I am very pleased that the US Government has decided to increase the funding for the Congress-Bundestag Youth Exchange (CBYX) programme once again. This is an important step towards strengthening cooperation and mutual understanding between our two countries. In their talks with our US partners over the past year, the Federal Chancellor, the Foreign Minister and other Members of the German Bundestag called for the funding to be raised again.

Taking part in the CBYX gives young people from the United States and Germany unique insight into the other country’s political culture, thus creating lasting transatlantic links for the future, so I am very pleased that the joint endeavours by civil society, the parliaments and the government to ensure stable funding for the CBYX have been successful.

Background information:

The Congress-Bundestag Youth Exchange (CBYX) programme started in 1983, and is co‑funded by the German Bundestag and the US Congress. Its patron is the President of the German Bundestag.

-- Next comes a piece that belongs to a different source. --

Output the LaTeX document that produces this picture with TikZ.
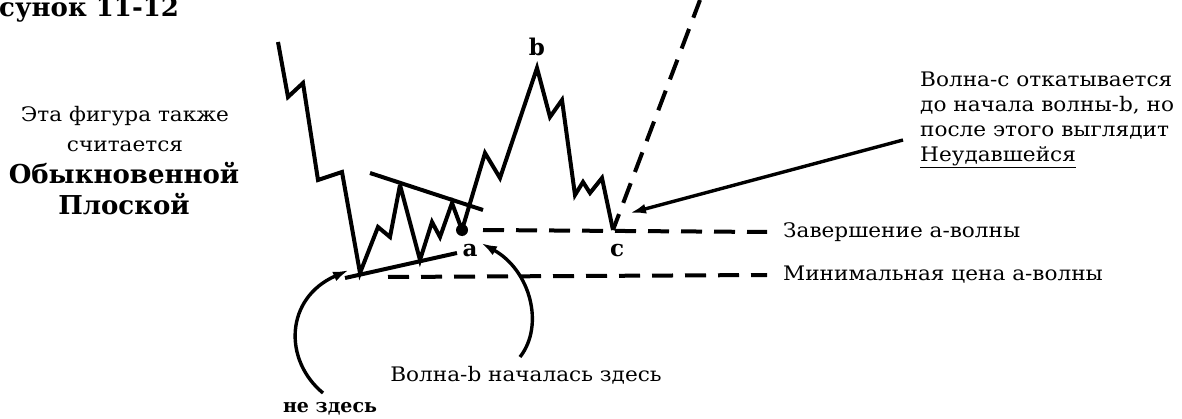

The aim of the CBYX is to establish a network of personal contacts between young people in the United States and Germany in order to create better mutual understanding. To this end, CBYX scholarships enable 285 German school pupils and 75 young professionals to spend a year in the United States. Germany runs a reciprocal programme, hosting 350 young Americans each year.

After the United States reduced the funding by 50 per cent last year, the United States Department of State has now announced that funding will be increased to its original full amount of four million dollars for the programme in 2017.